*DATA EXCERPT:*
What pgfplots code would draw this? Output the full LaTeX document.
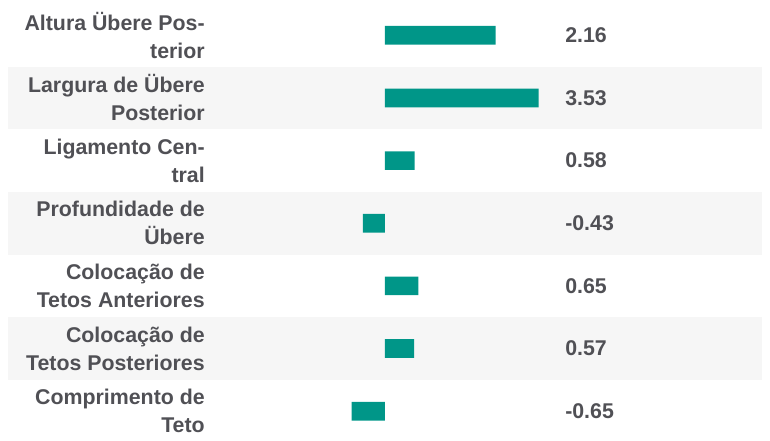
\documentclass[border=0pt]{standalone}
\usepackage{pgfplots}
\pgfplotsset{compat=1.18}
\usepackage{fontspec}
\setmainfont{Liberation Sans}
\definecolor{barteal}{RGB}{0,150,136}
\definecolor{labgray}{RGB}{80,80,85}
\definecolor{band}{RGB}{246,246,246}
\begin{document}
\begin{tikzpicture}
\path[use as bounding box] (0,0) rectangle (577.5pt,-330.75pt);
\fill[band] (6pt,-49.99pt) rectangle (571.5pt,-96.98pt);
\fill[band] (6pt,-143.96pt) rectangle (571.5pt,-190.95pt);
\fill[band] (6pt,-237.94pt) rectangle (571.5pt,-284.93pt);
\pgfplotsset{commonax/.style={
  at={(250.3pt,-3pt)}, anchor=north west,
  scale only axis, width=153.75pt, height=328.9pt,
  xmin=-1, xmax=3, ymin=0.5, ymax=7.5, y dir=reverse,
  axis line style={draw=none}, xtick=\empty, ytick={1,...,7}, major tick length=0pt,
}}
\begin{axis}[commonax,
  xbar, bar width=14pt, bar shift=0pt,
  yticklabels={{Altura Übere Pos-\\terior},{Largura de Übere\\Posterior},{Ligamento Cen-\\tral},{Profundidade de\\Übere},{Colocação de\\Tetos Anteriores},{Colocação de\\Tetos Posteriores},{Comprimento de\\Teto}},
  yticklabel style={align=right, anchor=east, inner sep=0pt, xshift=-96.55pt, font=\bfseries\fontsize{16pt}{21pt}\selectfont, text=labgray},
]
\addplot[fill=barteal, draw=none] coordinates {(2.16,1) (3.53,2) (0.58,3) (-0.43,4) (0.65,5) (0.57,6) (-0.65,7)};
\end{axis}
\begin{axis}[commonax,
  yticklabel pos=right,
  yticklabels={2.16,3.53,0.58,-0.43,0.65,0.57,-0.65},
  yticklabel style={anchor=west, inner sep=0pt, xshift=19.7pt, font=\bfseries\fontsize{16pt}{21pt}\selectfont, text=labgray},
]
\end{axis}
\end{tikzpicture}
\end{document}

*SHORT TASK:*
Return the full material word for word. Do not include the pictures.

*RESULT OF THE TASK:*
What pgfplots code would draw this? Output the full LaTeX document.
\documentclass[border=0pt]{standalone}
\usepackage{pgfplots}
\pgfplotsset{compat=1.18}
\usepackage{fontspec}
\setmainfont{Liberation Sans}
\definecolor{barteal}{RGB}{0,150,136}
\definecolor{labgray}{RGB}{80,80,85}
\definecolor{band}{RGB}{246,246,246}
\begin{document}
\begin{tikzpicture}
\path[use as bounding box] (0,0) rectangle (577.5pt,-330.75pt);
\fill[band] (6pt,-49.99pt) rectangle (571.5pt,-96.98pt);
\fill[band] (6pt,-143.96pt) rectangle (571.5pt,-190.95pt);
\fill[band] (6pt,-237.94pt) rectangle (571.5pt,-284.93pt);
\pgfplotsset{commonax/.style={
  at={(250.3pt,-3pt)}, anchor=north west,
  scale only axis, width=153.75pt, height=328.9pt,
  xmin=-1, xmax=3, ymin=0.5, ymax=7.5, y dir=reverse,
  axis line style={draw=none}, xtick=\empty, ytick={1,...,7}, major tick length=0pt,
}}
\begin{axis}[commonax,
  xbar, bar width=14pt, bar shift=0pt,
  yticklabels={{Altura Übere Pos-\\terior},{Largura de Übere\\Posterior},{Ligamento Cen-\\tral},{Profundidade de\\Übere},{Colocação de\\Tetos Anteriores},{Colocação de\\Tetos Posteriores},{Comprimento de\\Teto}},
  yticklabel style={align=right, anchor=east, inner sep=0pt, xshift=-96.55pt, font=\bfseries\fontsize{16pt}{21pt}\selectfont, text=labgray},
]
\addplot[fill=barteal, draw=none] coordinates {(2.16,1) (3.53,2) (0.58,3) (-0.43,4) (0.65,5) (0.57,6) (-0.65,7)};
\end{axis}
\begin{axis}[commonax,
  yticklabel pos=right,
  yticklabels={2.16,3.53,0.58,-0.43,0.65,0.57,-0.65},
  yticklabel style={anchor=west, inner sep=0pt, xshift=19.7pt, font=\bfseries\fontsize{16pt}{21pt}\selectfont, text=labgray},
]
\end{axis}
\end{tikzpicture}
\end{document}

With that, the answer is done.